Given information:

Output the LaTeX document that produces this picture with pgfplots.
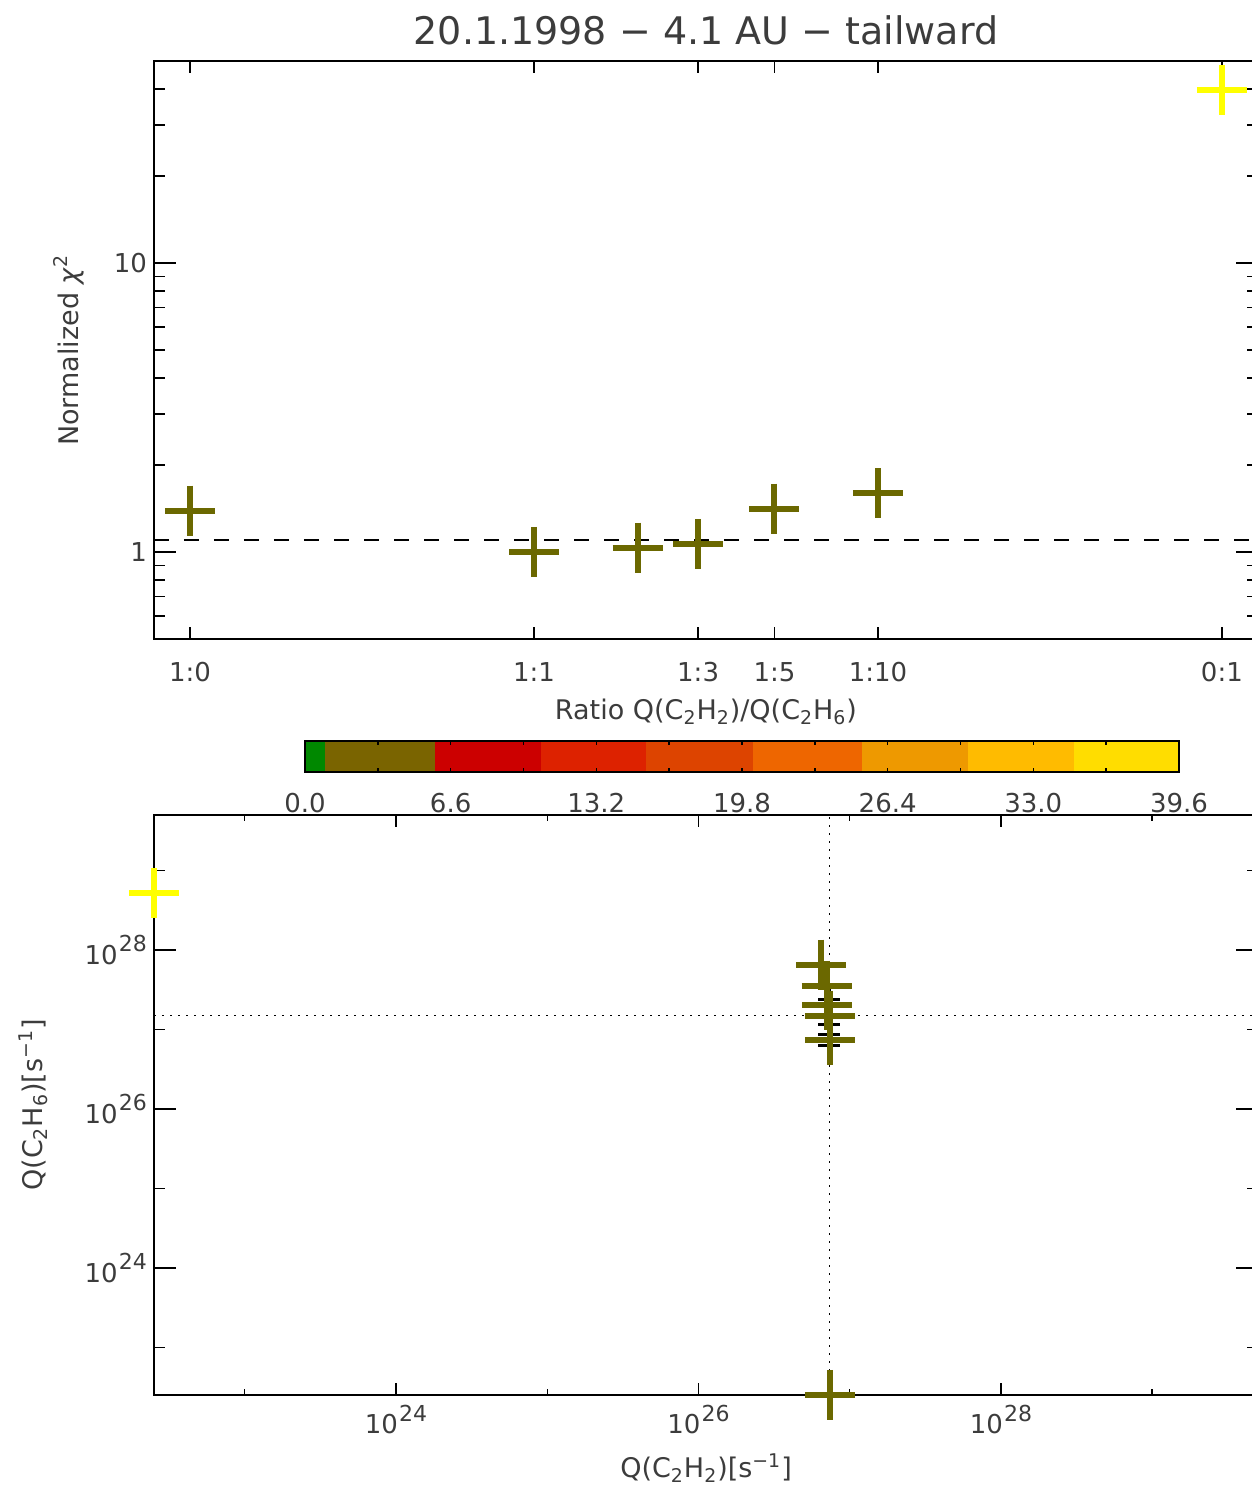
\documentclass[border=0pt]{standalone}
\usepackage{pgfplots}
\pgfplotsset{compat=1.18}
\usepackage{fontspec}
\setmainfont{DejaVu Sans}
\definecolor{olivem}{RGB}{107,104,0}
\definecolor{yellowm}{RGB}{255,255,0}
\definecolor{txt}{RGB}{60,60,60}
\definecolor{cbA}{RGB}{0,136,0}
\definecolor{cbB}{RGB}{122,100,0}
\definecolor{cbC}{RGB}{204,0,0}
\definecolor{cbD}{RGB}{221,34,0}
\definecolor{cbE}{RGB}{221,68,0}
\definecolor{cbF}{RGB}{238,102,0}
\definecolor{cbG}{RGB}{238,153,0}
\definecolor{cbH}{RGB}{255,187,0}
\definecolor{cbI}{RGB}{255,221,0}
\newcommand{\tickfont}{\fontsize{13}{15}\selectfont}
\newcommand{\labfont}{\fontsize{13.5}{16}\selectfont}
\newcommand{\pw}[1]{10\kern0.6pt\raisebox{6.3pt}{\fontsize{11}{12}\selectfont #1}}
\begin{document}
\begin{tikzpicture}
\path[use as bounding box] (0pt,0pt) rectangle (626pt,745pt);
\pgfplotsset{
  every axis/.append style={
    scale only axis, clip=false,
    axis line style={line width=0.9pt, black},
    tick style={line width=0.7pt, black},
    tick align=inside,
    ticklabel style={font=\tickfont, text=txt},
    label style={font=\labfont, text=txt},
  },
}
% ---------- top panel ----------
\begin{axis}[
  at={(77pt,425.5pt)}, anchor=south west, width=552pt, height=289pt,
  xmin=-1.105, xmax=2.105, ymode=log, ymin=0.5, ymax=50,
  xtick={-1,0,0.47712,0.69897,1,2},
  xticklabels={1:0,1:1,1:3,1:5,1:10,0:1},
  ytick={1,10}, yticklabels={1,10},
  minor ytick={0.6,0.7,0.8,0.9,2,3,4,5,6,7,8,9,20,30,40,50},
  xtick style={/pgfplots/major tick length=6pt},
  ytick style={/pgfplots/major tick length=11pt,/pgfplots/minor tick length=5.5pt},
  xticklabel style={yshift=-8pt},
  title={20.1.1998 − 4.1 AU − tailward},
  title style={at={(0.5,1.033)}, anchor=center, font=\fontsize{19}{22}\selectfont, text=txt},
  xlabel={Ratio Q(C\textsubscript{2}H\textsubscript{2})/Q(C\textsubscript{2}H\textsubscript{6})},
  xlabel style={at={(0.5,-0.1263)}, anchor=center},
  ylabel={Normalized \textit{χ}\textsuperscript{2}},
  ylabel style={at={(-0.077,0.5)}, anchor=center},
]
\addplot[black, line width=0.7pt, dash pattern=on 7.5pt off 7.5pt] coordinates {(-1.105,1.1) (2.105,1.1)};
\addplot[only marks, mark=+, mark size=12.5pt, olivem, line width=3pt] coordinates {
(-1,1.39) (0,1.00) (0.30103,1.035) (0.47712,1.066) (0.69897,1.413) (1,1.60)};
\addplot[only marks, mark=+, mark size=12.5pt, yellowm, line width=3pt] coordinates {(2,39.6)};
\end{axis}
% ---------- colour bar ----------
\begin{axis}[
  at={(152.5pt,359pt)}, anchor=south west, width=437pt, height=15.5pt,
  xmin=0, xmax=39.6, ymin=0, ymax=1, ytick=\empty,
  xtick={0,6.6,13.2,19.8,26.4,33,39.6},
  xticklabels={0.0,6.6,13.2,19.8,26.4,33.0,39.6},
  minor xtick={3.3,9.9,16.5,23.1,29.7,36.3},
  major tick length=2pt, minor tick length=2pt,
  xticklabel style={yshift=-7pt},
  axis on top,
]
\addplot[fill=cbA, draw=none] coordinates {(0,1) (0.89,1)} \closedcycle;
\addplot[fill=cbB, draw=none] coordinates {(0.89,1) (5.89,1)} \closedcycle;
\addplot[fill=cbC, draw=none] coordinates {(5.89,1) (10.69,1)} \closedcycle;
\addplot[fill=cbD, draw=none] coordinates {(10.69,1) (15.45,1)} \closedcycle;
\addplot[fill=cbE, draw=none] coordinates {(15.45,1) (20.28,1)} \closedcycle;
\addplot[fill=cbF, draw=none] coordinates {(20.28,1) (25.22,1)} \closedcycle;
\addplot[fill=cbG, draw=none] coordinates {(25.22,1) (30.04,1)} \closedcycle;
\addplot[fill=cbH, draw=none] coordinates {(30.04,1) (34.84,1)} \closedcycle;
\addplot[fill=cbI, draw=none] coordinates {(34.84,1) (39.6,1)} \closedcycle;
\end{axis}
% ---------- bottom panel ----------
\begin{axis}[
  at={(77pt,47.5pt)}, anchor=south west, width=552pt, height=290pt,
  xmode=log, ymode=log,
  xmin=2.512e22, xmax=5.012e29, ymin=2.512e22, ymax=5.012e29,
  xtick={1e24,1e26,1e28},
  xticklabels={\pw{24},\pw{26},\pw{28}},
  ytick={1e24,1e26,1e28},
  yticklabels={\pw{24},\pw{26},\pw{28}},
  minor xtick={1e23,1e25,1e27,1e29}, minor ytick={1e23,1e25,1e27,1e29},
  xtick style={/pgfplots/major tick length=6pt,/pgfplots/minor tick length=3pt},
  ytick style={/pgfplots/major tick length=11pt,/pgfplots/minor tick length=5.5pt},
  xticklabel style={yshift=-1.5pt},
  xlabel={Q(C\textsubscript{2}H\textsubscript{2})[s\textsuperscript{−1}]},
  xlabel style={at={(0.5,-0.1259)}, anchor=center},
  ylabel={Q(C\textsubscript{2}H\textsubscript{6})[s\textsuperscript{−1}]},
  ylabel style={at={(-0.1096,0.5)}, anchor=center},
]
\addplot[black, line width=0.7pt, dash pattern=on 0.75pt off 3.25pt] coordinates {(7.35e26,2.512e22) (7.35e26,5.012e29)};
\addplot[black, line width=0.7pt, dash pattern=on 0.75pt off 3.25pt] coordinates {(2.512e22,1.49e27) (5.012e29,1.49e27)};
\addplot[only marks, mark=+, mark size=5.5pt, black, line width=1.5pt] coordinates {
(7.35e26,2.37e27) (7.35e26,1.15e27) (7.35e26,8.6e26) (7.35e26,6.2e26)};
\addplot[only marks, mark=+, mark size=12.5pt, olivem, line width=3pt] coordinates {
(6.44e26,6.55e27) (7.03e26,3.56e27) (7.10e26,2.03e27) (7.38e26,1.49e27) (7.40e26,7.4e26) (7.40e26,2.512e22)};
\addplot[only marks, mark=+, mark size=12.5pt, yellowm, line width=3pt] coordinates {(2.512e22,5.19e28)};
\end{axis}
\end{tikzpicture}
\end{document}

What to produce:
Quote in full the listing given above; the images are to be left out.

Answer to the task:
Output the LaTeX document that produces this picture with pgfplots.
\documentclass[border=0pt]{standalone}
\usepackage{pgfplots}
\pgfplotsset{compat=1.18}
\usepackage{fontspec}
\setmainfont{DejaVu Sans}
\definecolor{olivem}{RGB}{107,104,0}
\definecolor{yellowm}{RGB}{255,255,0}
\definecolor{txt}{RGB}{60,60,60}
\definecolor{cbA}{RGB}{0,136,0}
\definecolor{cbB}{RGB}{122,100,0}
\definecolor{cbC}{RGB}{204,0,0}
\definecolor{cbD}{RGB}{221,34,0}
\definecolor{cbE}{RGB}{221,68,0}
\definecolor{cbF}{RGB}{238,102,0}
\definecolor{cbG}{RGB}{238,153,0}
\definecolor{cbH}{RGB}{255,187,0}
\definecolor{cbI}{RGB}{255,221,0}
\newcommand{\tickfont}{\fontsize{13}{15}\selectfont}
\newcommand{\labfont}{\fontsize{13.5}{16}\selectfont}
\newcommand{\pw}[1]{10\kern0.6pt\raisebox{6.3pt}{\fontsize{11}{12}\selectfont #1}}
\begin{document}
\begin{tikzpicture}
\path[use as bounding box] (0pt,0pt) rectangle (626pt,745pt);
\pgfplotsset{
  every axis/.append style={
    scale only axis, clip=false,
    axis line style={line width=0.9pt, black},
    tick style={line width=0.7pt, black},
    tick align=inside,
    ticklabel style={font=\tickfont, text=txt},
    label style={font=\labfont, text=txt},
  },
}
% ---------- top panel ----------
\begin{axis}[
  at={(77pt,425.5pt)}, anchor=south west, width=552pt, height=289pt,
  xmin=-1.105, xmax=2.105, ymode=log, ymin=0.5, ymax=50,
  xtick={-1,0,0.47712,0.69897,1,2},
  xticklabels={1:0,1:1,1:3,1:5,1:10,0:1},
  ytick={1,10}, yticklabels={1,10},
  minor ytick={0.6,0.7,0.8,0.9,2,3,4,5,6,7,8,9,20,30,40,50},
  xtick style={/pgfplots/major tick length=6pt},
  ytick style={/pgfplots/major tick length=11pt,/pgfplots/minor tick length=5.5pt},
  xticklabel style={yshift=-8pt},
  title={20.1.1998 − 4.1 AU − tailward},
  title style={at={(0.5,1.033)}, anchor=center, font=\fontsize{19}{22}\selectfont, text=txt},
  xlabel={Ratio Q(C\textsubscript{2}H\textsubscript{2})/Q(C\textsubscript{2}H\textsubscript{6})},
  xlabel style={at={(0.5,-0.1263)}, anchor=center},
  ylabel={Normalized \textit{χ}\textsuperscript{2}},
  ylabel style={at={(-0.077,0.5)}, anchor=center},
]
\addplot[black, line width=0.7pt, dash pattern=on 7.5pt off 7.5pt] coordinates {(-1.105,1.1) (2.105,1.1)};
\addplot[only marks, mark=+, mark size=12.5pt, olivem, line width=3pt] coordinates {
(-1,1.39) (0,1.00) (0.30103,1.035) (0.47712,1.066) (0.69897,1.413) (1,1.60)};
\addplot[only marks, mark=+, mark size=12.5pt, yellowm, line width=3pt] coordinates {(2,39.6)};
\end{axis}
% ---------- colour bar ----------
\begin{axis}[
  at={(152.5pt,359pt)}, anchor=south west, width=437pt, height=15.5pt,
  xmin=0, xmax=39.6, ymin=0, ymax=1, ytick=\empty,
  xtick={0,6.6,13.2,19.8,26.4,33,39.6},
  xticklabels={0.0,6.6,13.2,19.8,26.4,33.0,39.6},
  minor xtick={3.3,9.9,16.5,23.1,29.7,36.3},
  major tick length=2pt, minor tick length=2pt,
  xticklabel style={yshift=-7pt},
  axis on top,
]
\addplot[fill=cbA, draw=none] coordinates {(0,1) (0.89,1)} \closedcycle;
\addplot[fill=cbB, draw=none] coordinates {(0.89,1) (5.89,1)} \closedcycle;
\addplot[fill=cbC, draw=none] coordinates {(5.89,1) (10.69,1)} \closedcycle;
\addplot[fill=cbD, draw=none] coordinates {(10.69,1) (15.45,1)} \closedcycle;
\addplot[fill=cbE, draw=none] coordinates {(15.45,1) (20.28,1)} \closedcycle;
\addplot[fill=cbF, draw=none] coordinates {(20.28,1) (25.22,1)} \closedcycle;
\addplot[fill=cbG, draw=none] coordinates {(25.22,1) (30.04,1)} \closedcycle;
\addplot[fill=cbH, draw=none] coordinates {(30.04,1) (34.84,1)} \closedcycle;
\addplot[fill=cbI, draw=none] coordinates {(34.84,1) (39.6,1)} \closedcycle;
\end{axis}
% ---------- bottom panel ----------
\begin{axis}[
  at={(77pt,47.5pt)}, anchor=south west, width=552pt, height=290pt,
  xmode=log, ymode=log,
  xmin=2.512e22, xmax=5.012e29, ymin=2.512e22, ymax=5.012e29,
  xtick={1e24,1e26,1e28},
  xticklabels={\pw{24},\pw{26},\pw{28}},
  ytick={1e24,1e26,1e28},
  yticklabels={\pw{24},\pw{26},\pw{28}},
  minor xtick={1e23,1e25,1e27,1e29}, minor ytick={1e23,1e25,1e27,1e29},
  xtick style={/pgfplots/major tick length=6pt,/pgfplots/minor tick length=3pt},
  ytick style={/pgfplots/major tick length=11pt,/pgfplots/minor tick length=5.5pt},
  xticklabel style={yshift=-1.5pt},
  xlabel={Q(C\textsubscript{2}H\textsubscript{2})[s\textsuperscript{−1}]},
  xlabel style={at={(0.5,-0.1259)}, anchor=center},
  ylabel={Q(C\textsubscript{2}H\textsubscript{6})[s\textsuperscript{−1}]},
  ylabel style={at={(-0.1096,0.5)}, anchor=center},
]
\addplot[black, line width=0.7pt, dash pattern=on 0.75pt off 3.25pt] coordinates {(7.35e26,2.512e22) (7.35e26,5.012e29)};
\addplot[black, line width=0.7pt, dash pattern=on 0.75pt off 3.25pt] coordinates {(2.512e22,1.49e27) (5.012e29,1.49e27)};
\addplot[only marks, mark=+, mark size=5.5pt, black, line width=1.5pt] coordinates {
(7.35e26,2.37e27) (7.35e26,1.15e27) (7.35e26,8.6e26) (7.35e26,6.2e26)};
\addplot[only marks, mark=+, mark size=12.5pt, olivem, line width=3pt] coordinates {
(6.44e26,6.55e27) (7.03e26,3.56e27) (7.10e26,2.03e27) (7.38e26,1.49e27) (7.40e26,7.4e26) (7.40e26,2.512e22)};
\addplot[only marks, mark=+, mark size=12.5pt, yellowm, line width=3pt] coordinates {(2.512e22,5.19e28)};
\end{axis}
\end{tikzpicture}
\end{document}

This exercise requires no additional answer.